2. The adjusted method
Formula: Churn/Midpoint of the customer amount
Add the number of customers on the first day and on the last day and divide by two to receive the midpoint value. This method normalizes the growth changes which makes the results more accurate than the aforementioned simple method. The downside of this formula is its inconsistency, meaning that each time frame like a week, month or quarter will deliver different results.
3. The predictive method
Formula: nΣi=1 (inactive)/nΣi=1 (customers)
This calculation predicts the possible Customer Churn Rate on any given day of the set period. The sum of inactive customers determines how many users are active on day i and will be inactive on the day i+n, for example, in one month. Add the number of inactive customers on the day i (1 May) to the number of users lost on the day i+30 (1 June) and divide by the total number of customers in May.

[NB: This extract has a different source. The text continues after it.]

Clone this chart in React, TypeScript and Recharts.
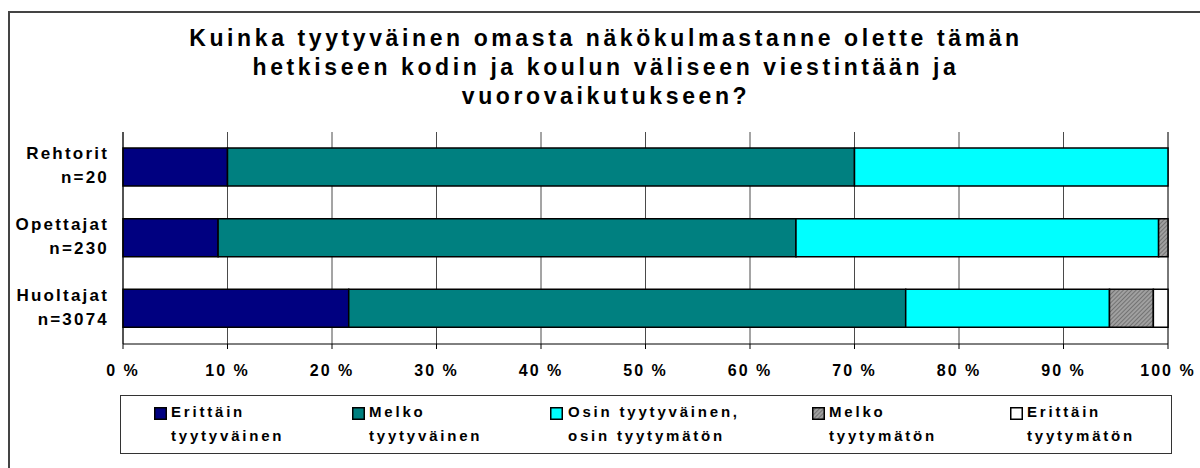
import React from "react"
import { BarChart, Bar, XAxis, YAxis, CartesianGrid } from "recharts"

// Kategoriat ja vastaajamäärät
const CATEGORIES = ["Rehtorit", "Opettajat", "Huoltajat"]
const GROUP_SIZES = ["n=20", "n=230", "n=3074"]

// Osuudet prosentteina (luettu kuvasta)
const ERITTAIN_TYYTYVAINEN = [10, 9.1, 21.6]
const MELKO_TYYTYVAINEN = [60, 55.3, 53.3]
const OSIN_OSIN = [30, 34.7, 19.5]
const MELKO_TYYTYMATON = [0, 0.9, 4.2]
const ERITTAIN_TYYTYMATON = [0, 0, 1.4]

const X_TICKS = [0, 10, 20, 30, 40, 50, 60, 70, 80, 90, 100]
const BAND_EDGES = [0, 1, 2, 3]

const TITLE_LINES = [
  "Kuinka tyytyväinen omasta näkökulmastanne olette tämän",
  "hetkiseen kodin ja koulun väliseen viestintään ja",
  "vuorovaikutukseen?",
]

const SERIES = [
  { key: "et", lines: ["Erittäin", "tyytyväinen"], fill: "#000080", values: ERITTAIN_TYYTYVAINEN },
  { key: "mt", lines: ["Melko", "tyytyväinen"], fill: "#008080", values: MELKO_TYYTYVAINEN },
  { key: "oo", lines: ["Osin tyytyväinen,", "osin tyytymätön"], fill: "#00FFFF", values: OSIN_OSIN },
  { key: "mm", lines: ["Melko", "tyytymätön"], fill: "url(#hatch)", values: MELKO_TYYTYMATON },
  { key: "em", lines: ["Erittäin", "tyytymätön"], fill: "#FFFFFF", values: ERITTAIN_TYYTYMATON },
]

// legendan kohtien vaakasijainnit (ruutu, teksti)
const LEGEND_POS = [
  { box: 33, text: 50 },
  { box: 231, text: 248 },
  { box: 429, text: 447 },
  { box: 691, text: 708 },
  { box: 889, text: 906 },
]

const data = CATEGORIES.map((name, i) => {
  const row: Record<string, any> = { name, n: GROUP_SIZES[i] }
  SERIES.forEach((s) => {
    row[s.key] = s.values[i]
  })
  return row
})

const FONT = "'Liberation Sans', Arial, sans-serif"

const CategoryTick = (props: any) => {
  const { x, y, payload } = props
  const i = CATEGORIES.indexOf(payload.value)
  return (
    <text
      x={x}
      y={y}
      textAnchor="end"
      fontSize={17}
      fontWeight="bold"
      fill="#000"
      style={{ letterSpacing: 2.2 }}
    >
      <tspan x={x} dy={-8}>{payload.value}</tspan>
      <tspan x={x} dy={24}>{GROUP_SIZES[i]}</tspan>
    </text>
  )
}

export default function App() {
  return (
    <div
      style={{
        position: "absolute",
        left: 0,
        top: 0,
        width: 1200,
        height: 468,
        overflow: "hidden",
        background: "#fff",
        fontFamily: FONT,
      }}
    >
      {/* kehys */}
      <div
        style={{
          position: "absolute",
          left: 8,
          top: 11,
          width: 1200,
          height: 470,
          borderLeft: "2px solid #444",
          borderTop: "2px solid #444",
        }}
      />

      <BarChart
        width={1200}
        height={468}
        data={data}
        layout="vertical"
        margin={{ top: 132, right: 32, bottom: 84, left: 0 }}
        barSize={38}
        style={{ position: "absolute", left: 0, top: 0 }}
      >
        <defs>
          <pattern id="hatch" patternUnits="userSpaceOnUse" width="3" height="3" patternTransform="rotate(45)">
            <rect width="3" height="3" fill="#a0a0a0" />
            <line x1="0" y1="0" x2="0" y2="3" stroke="#555" strokeWidth="1.2" />
          </pattern>
        </defs>
        <CartesianGrid horizontal={false} stroke="#4a4a4a" strokeWidth={1} />
        <YAxis
          yAxisId="edges"
          type="number"
          domain={[0, 3]}
          ticks={BAND_EDGES}
          width={0}
          tickSize={5}
          tickLine={{ stroke: "#000" }}
          axisLine={{ stroke: "#000" }}
          tick={() => <g />}
        />
        <YAxis
          type="category"
          dataKey="name"
          width={123}
          tickLine={false}
          axisLine={{ stroke: "#000" }}
          tickMargin={8}
          interval={0}
          tick={<CategoryTick />}
        />
        <XAxis
          type="number"
          domain={[0, 100]}
          ticks={X_TICKS}
          interval={0}
          height={40}
          tickSize={5}
          tickMargin={16}
          tickFormatter={(v: number) => `${v} %`}
          axisLine={{ stroke: "#000" }}
          tickLine={{ stroke: "#000" }}
          tick={{ fontSize: 16, fontWeight: "bold", fill: "#000", style: { letterSpacing: 2 } } as any}
        />
        {SERIES.map((s) => (
          <Bar
            key={s.key}
            dataKey={s.key}
            stackId="a"
            fill={s.fill}
            stroke="#000"
            strokeWidth={1.5}
            isAnimationActive={false}
          />
        ))}
      </BarChart>

      {/* otsikko */}
      <div
        style={{
          position: "absolute",
          left: 0,
          top: 24,
          width: 1212,
          textAlign: "center",
          fontSize: 23,
          fontWeight: "bold",
          letterSpacing: 3.6,
          lineHeight: "29px",
          color: "#000",
        }}
      >
        {TITLE_LINES.map((l) => (
          <div key={l}>{l}</div>
        ))}
      </div>

      {/* selite */}
      <div
        style={{
          position: "absolute",
          left: 120,
          top: 395,
          width: 1052,
          height: 59,
          boxSizing: "border-box",
          border: "1px solid #333",
          background: "#fff",
        }}
      >
        {SERIES.map((s, i) => (
          <React.Fragment key={s.key}>
            <svg
              width={13}
              height={13}
              style={{ position: "absolute", left: LEGEND_POS[i].box, top: 11 }}
            >
              <rect x={0.75} y={0.75} width={11.5} height={11.5} fill={s.fill} stroke="#000" strokeWidth={1.5} />
            </svg>
            <div
              style={{
                position: "absolute",
                left: LEGEND_POS[i].text,
                top: 4,
                fontSize: 15,
                fontWeight: "bold",
                letterSpacing: 2.8,
                lineHeight: "24px",
                whiteSpace: "nowrap",
                color: "#000",
              }}
            >
              <div>{s.lines[0]}</div>
              <div>{s.lines[1]}</div>
            </div>
          </React.Fragment>
        ))}
      </div>
    </div>
  )
}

The main issue with this method is having to wait till the next month to calculate the rate for the current month, which goes against the predictive purpose of the formula.
4. The up-to-date method
Formula: churn/nΣi=1 (customers/n)
Take the customer average of every day to generate a more precise Churn Rate formula. Divide the number of churned users by the number of customers on any particular day from i to n. This approach is preferred by many customer success managers since it resolves the issue of rapid growth (scaling up) as well as provides up-to-date insights into the Customer Churn Rate trends.
Customer Churn Rate Example and Industry Benchmarks
Let’s look at a SaaS company with 400 customers at the start of April 2022. By the end of month it loses 40 of them. So how can we determine the CRR of this business with the simple and basic formula? Let’s take a closer look.
- CRR = (Churn ÷ Total Customers) x 100
- Customer Churn Rate = (40 ÷ 400) x 100
- Customer Churn Rate = (0.10) x 100
- Customer Churn Rate = 10%
The aforementioned business has a Customer Churn Rate of 10%.
What about current industry benchmarks?
In the SaaS world, a good annual churn rate is 4.79% and lower. Netflix had a Customer Churn Rate of around 2.5% in 2021, while direct competitor Hulu was hovering around the 5% mark. Popular networking platform Zoom reported a Churn rate of 2.1% last year. Make sure to differentiate between monthly and annual Churn rate, since the annual rate will always be higher than your monthly rate.
Customer Churn Rate FAQs
- Why is Customer Churn Rate important?
Monitoring the churn rate can help you assess the costs of customer acquisition (CAC) and ensure the company is not spending more on CAC than is feasible.
- Does customer churn rate help with customer segmentation?
Unfortunately, your Customer Churn Rate cannot shed any light on the age of churned clients (new vs old), making it challenging to get actionable insights.
- Is Customer Churn Rate good as a stand-alone metric?
As evident in this article, all Churn Rate calculations are good indicators, but have inherited shortcomings that need to be taken into consideration.